Chinese spade coins



Derived from a farmer’s tool, different variations of spade moneys were used as forms of coinage in ancient China. This early form of currency became the foundation of succeeding coins minted in China.

Spade coins (bu), or spade moneys, were once considered a major currency – together with the Chinese knife coins  – in ancient China. Historical evidence suggests that spade coin was first used during the Eastern Zhou Period (770 – 256 BC).

Like any other coinage from ancient China, spade coins were minted by casting. Hollow and flat handled spade coins are two main classifications of spade coins. They are further subcategorized by slight variations in the “feet” and “shoulder” designs.

Chinese Hollow Handled Spade coins

Hollow handled spade coins evolved from the weeding tools used by early traders in ancient China. The handle socket was even retained in the coin’s design. These ancient forms of coinage are primarily made of copper, with some tin and lead.

More than two hundred inscriptions on this type of spade coin have been recorded which often use the Middle Zhou writing style. Number, cyclical, clan and place names are common inscriptions on these coins; some of which are yet to be deciphered.

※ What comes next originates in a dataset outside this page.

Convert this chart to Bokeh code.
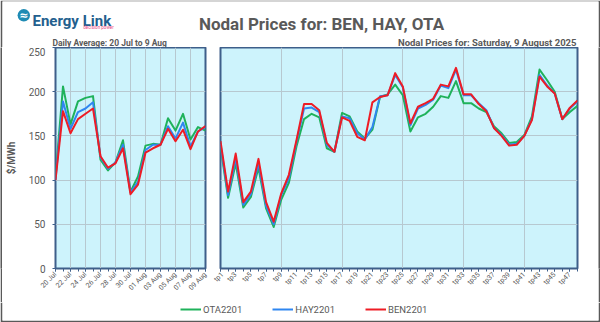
import numpy as np
from bokeh.plotting import figure
from bokeh.layouts import row, column
from bokeh.models import Range1d, FixedTicker, Legend, LegendItem
from bokeh.core.properties import value
from bokeh.embed import file_html
from bokeh.resources import INLINE

# ---------------- data ----------------
days = ["20 Jul", "21 Jul", "22 Jul", "23 Jul", "24 Jul", "25 Jul", "26 Jul",
        "27 Jul", "28 Jul", "29 Jul", "30 Jul", "31 Jul", "01 Aug", "02 Aug",
        "03 Aug", "04 Aug", "05 Aug", "06 Aug", "07 Aug", "08 Aug", "09 Aug"]
daily_ota = [103, 206, 163, 189, 193, 195, 123, 111, 120, 145, 87, 104, 139, 141,
             140, 170, 156, 175, 146, 160, 156]
daily_hay = [101, 189, 158, 177, 181, 188, 126, 113, 120, 140, 86, 98, 134, 140,
             140, 161, 147, 165, 138, 155, 160]
daily_ben = [100, 178, 153, 169, 175, 181, 127, 114, 119, 136, 84, 95, 131, 136,
             140, 158, 144, 157, 135, 155, 161]

periods = ["tp%d" % k for k in range(1, 49)]
tp_ota = [138, 80, 119, 69, 81, 114, 68, 47, 78, 97, 138, 169, 175, 171, 136, 132,
          176, 172, 155, 147, 157, 194, 197, 208, 196, 155, 171, 175, 183, 195, 193, 212,
          187, 187, 181, 177, 161, 153, 142, 143, 151, 172, 225, 213, 200, 169, 177, 184]
tp_hay = [141, 83, 125, 72, 84, 119, 71, 50, 83, 102, 143, 181, 182, 177, 140, 132,
          172, 170, 153, 146, 160, 195, 196, 219, 205, 162, 181, 185, 191, 207, 204, 225,
          196, 196, 187, 179, 159, 151, 140, 141, 150, 169, 219, 207, 198, 169, 181, 189]
tp_ben = [144, 87, 130, 75, 87, 124, 75, 53, 85, 106, 145, 186, 186, 179, 142, 132,
          171, 167, 149, 145, 188, 194, 196, 221, 206, 164, 183, 187, 192, 208, 206, 227,
          197, 197, 186, 178, 159, 150, 139, 140, 150, 168, 217, 206, 198, 169, 182, 190]

series_names = ["OTA2201", "HAY2201", "BEN2201"]
y_ticks = [0, 50, 100, 150, 200, 250]

# ---------------- styles ----------------
EDGE = "#595959"
TXT = "#595959"
BG = "#cdf3fc"
FRAME = "#3e5f8a"
GRID = "#b7c8d0"
COLORS = ["#1fb25b", "#2f86f0", "#ee1c25"]
FONT = value("Roboto")

H_HDR, H_MID, H_FTR = 47, 255, 20


def base(width, height, **kw):
    return figure(width=width, height=height, toolbar_location=None,
                  output_backend="svg", **kw)


# ---------------- header ----------------
hdr = base(600, H_HDR, x_range=Range1d(2, 598), y_range=Range1d(H_HDR, 1),
           min_border_left=2, min_border_right=2, min_border_top=1, min_border_bottom=0,
           x_axis_type=None, y_axis_type=None, border_fill_color=EDGE,
           background_fill_color="white", outline_line_color=None)
hdr.circle(x=[23.3], y=[14.8], radius=6.2, fill_color="#1f8bb4", line_color=None)
hdr.text(x=[23.3], y=[15.2], text=["≈"], text_font=value("DejaVu Sans"),
         text_font_style="bold", text_font_size="11px", text_color="white",
         text_align="center", text_baseline="middle")
hdr.text(x=[32], y=[20.5], text=["Energy Link"], text_font=FONT, text_font_style="bold",
         text_font_size="15px", text_color="#235f8e", text_align="left",
         text_baseline="alphabetic")
hdr.text(x=[98], y=[26.5], text=["decision power"], text_font=FONT,
         text_font_size="4.5px", text_color="#e84a7f", text_align="center",
         text_baseline="alphabetic")
hdr.text(x=[321], y=[23], text=["Nodal Prices for: BEN, HAY, OTA"], text_font=FONT,
         text_font_style="bold", text_font_size="17px", text_color=TXT,
         text_align="center", text_baseline="alphabetic")
hdr.text(x=[52], y=[42], text=["Daily Average: 20 Jul to 9 Aug"], text_font=FONT,
         text_font_style="bold", text_font_size="8.5px", text_color=TXT,
         text_align="left", text_baseline="alphabetic")
hdr.text(x=[576], y=[42], text=["Nodal Prices for: Saturday, 9 August 2025"],
         text_font=FONT, text_font_style="bold", text_font_size="9.5px",
         text_color=TXT, text_align="right", text_baseline="alphabetic")


# ---------------- panels ----------------
def style_panel(p):
    p.background_fill_color = BG
    p.border_fill_color = "white"
    p.outline_line_color = FRAME
    p.outline_line_width = 2
    p.xgrid.grid_line_color = GRID
    p.ygrid.grid_line_color = GRID
    p.ygrid.ticker = FixedTicker(ticks=y_ticks)
    ax = p.xaxis[0]
    ax.axis_line_color = None
    ax.major_tick_line_color = FRAME
    ax.minor_tick_line_color = FRAME
    ax.major_tick_in = 0
    ax.major_tick_out = 3
    ax.minor_tick_in = 0
    ax.minor_tick_out = 3
    ax.major_label_orientation = np.pi / 4
    ax.major_label_standoff = 2
    ax.major_label_text_font = "Roboto"
    ax.major_label_text_font_size = "7px"
    ax.major_label_text_color = TXT


left = base(210, H_MID, x_range=Range1d(0, len(days) - 1), y_range=Range1d(0, 250),
            min_border_left=50, min_border_right=7, min_border_top=0,
            min_border_bottom=34)
style_panel(left)
xd = list(range(len(days)))
left.xaxis.ticker = FixedTicker(ticks=xd[::2], minor_ticks=xd)
left.xaxis.major_label_overrides = {i: days[i] for i in xd[::2]}
left.xgrid.ticker = FixedTicker(ticks=xd[::2])
ya = left.yaxis[0]
ya.ticker = FixedTicker(ticks=y_ticks)
ya.axis_line_color = None
ya.major_tick_line_color = FRAME
ya.major_tick_in = 0
ya.major_tick_out = 3
ya.minor_tick_line_color = None
ya.major_label_standoff = 7
ya.major_label_text_font = "Roboto"
ya.major_label_text_font_size = "10px"
ya.major_label_text_color = TXT
ya.axis_label = "$/MWh"
ya.axis_label_text_font = "Roboto"
ya.axis_label_text_font_style = "bold"
ya.axis_label_text_font_size = "10px"
ya.axis_label_text_color = TXT
ya.axis_label_standoff = 9
for ys, c in zip([daily_ota, daily_hay, daily_ben], COLORS):
    left.line(xd, ys, line_color=c, line_width=2, line_join="round")

right = base(386, H_MID, x_range=Range1d(0, len(periods) - 1), y_range=Range1d(0, 250),
             y_axis_location=None, min_border_left=8, min_border_right=21,
             min_border_top=0, min_border_bottom=34)
style_panel(right)
xt = list(range(len(periods)))
right.xaxis.ticker = FixedTicker(ticks=xt[::2], minor_ticks=xt)
right.xaxis.major_label_overrides = {i: periods[i] for i in xt[::2]}
right.xgrid.ticker = FixedTicker(ticks=xt[::8])
for ys, c in zip([tp_ota, tp_hay, tp_ben], COLORS):
    right.line(xt, ys, line_color=c, line_width=2, line_join="round")


def bar(w, h):
    b = base(w, h, min_border=0, x_axis_type=None, y_axis_type=None,
             border_fill_color=EDGE, background_fill_color=EDGE, outline_line_color=None)
    return b


# ---------------- footer / legend ----------------
ftr = base(600, H_FTR, x_range=Range1d(2, 598), y_range=Range1d(0, 1),
           min_border_left=2, min_border_right=2, min_border_top=0, min_border_bottom=2,
           x_axis_type=None, y_axis_type=None, border_fill_color=EDGE,
           background_fill_color="white", outline_line_color=None)
items = []
for name, c in zip(series_names, COLORS):
    r = ftr.line(x=[np.nan], y=[np.nan], line_color=c, line_width=2)
    items.append(LegendItem(label=name, renderers=[r]))
legend = Legend(items=items, orientation="horizontal", location=(178, 5),
                border_line_color=None, background_fill_alpha=0, padding=0, margin=0,
                spacing=30, glyph_width=21, glyph_height=12, label_height=12,
                label_standoff=2, label_text_font="Roboto",
                label_text_font_size="9.5px", label_text_color=TXT)
ftr.add_layout(legend)

layout = column(hdr, row(bar(2, H_MID), left, right, bar(2, H_MID)), ftr)

open("out.html", "w").write(file_html(layout, INLINE))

Hollow handled spade coins are differentiated by the shape of its “shoulder.” It can be Square Shoulder Spade, Sloping Shoulder Spade and Pointed Shoulder Spade.

 

This spade coin from the Zhou period precedes the use of round coins in ancient China.

 

Square Shoulder Spade is considered to be the earliest form of real coins and may have been circulated during the Spring and Autumn period. It is identified by straight shoulders and slightly-curved foot.  

Associated with the Zhou Kingdom, Sloping Shoulder Spades have slanted shoulders. It is further classified by two angled lines on both sides of the coin. Evidence of advanced casting methods is visible through its clearer inscriptions.  

Pointed Shoulder Spades are identified by their pointed feet and shoulders; their long hollow handle may have been designed for easy bundling. Three parallel lines are usually present on both reverse and obverse. This coin type could have been circulated during the Jin or Zhao rule.

 

Spade coins are classified by peculiarities in its form, the shoulder, the feet and the handle.

 

Chinese Flat Handled Spade coins

Generally smaller, Flat Handled Spades can be considered an improvement from the Hollow Handle Spades. Some have denominations and place names inscribed on them. They are dated to the Warring States period.

Flat handled spades are classified by the shape of their “feet.” The types are Arched Foot Spade, Pointed Foot Spade, Square Foot Spade, Round Foot Spade or Three Hole Spade.

The feet of an Arched Foot Spade are separated by an arch often looking like an inverted “U.” Its shoulders can be angular or rounded. The coin is valued at half, one or two jins which is indicated in its inscription. They are associated with the Wei and Han Kingdoms.

 

This is an example of the Square foot spades. This was circulated during the Warring States Period.

 

Considered to be a direct descendant of the hollow handled spade, the Pointed Foot Spades were circulated in the Zhao State. They are recognized by a square crutch between two pointed feet, and straight or upward-pointing shoulders. They circulated at half or one jin values. Numbers and mint names are common imprints of this type of coin.

Square Foot Spades were used in Liang, Zhao, Han, Zhou and Yan States. These coins are characterized by square feet and crutch, a line that crosses the middle on the obverse and three lines on the reverse. Some coins cast in the Zhao State have numerals on the reverse instead of the usual three lines.

Round Foot Spades may have been used in the States of Qin and Zhao or to the 4th century BC State of Zhong Shan. This type of spade money, valued at half or one jin, is identified by its rounded handle, shoulder and feet. A diverse number of inscriptions were recorded in the reverses of round foot spade coins.

 

A three hole spade with the value of 12 zhus – the Shi er zhu.

 

Three Hole Spades are so named because of the three holes located on the handle and the feet. They were circulated at 24 zhus (1 liang) and 12 zhus (Shi er zhu) values. A series number is inscribed on the reverse of the coin.
 
When Xin Dynasty (9 – 23 AD) was established by Wang Mang, reforms in coinage were initiated. The reforms included the re-introduction of spade coins, knife money, cowrie shells, and round coins. There was a total of 12 spade money used during Wang Mang’s short reign.

These are the Bu Quan (Spade Coin), Huo Bu (Money Spade), Da Bu Heng Qian (Weight 1000), Ci Bou Jiu Bai (value 900), Di Bu Ba Bai (800), Zhuang Bou Qi Bai (700), Zhong Bu Liu Bai (worth 600), Cha Bsu Wu Bai (worth 500), Xu Bu Si Bai (400), You Bu San Bai (300), Yao Bou Er Bai (weight 200), and Xiao Bu Yi Bai (100).

 

This Round Foot Spade money from the Zhou period was circulated with other ancient Chinese currencies – Knife Money, cowrie shells and round coins.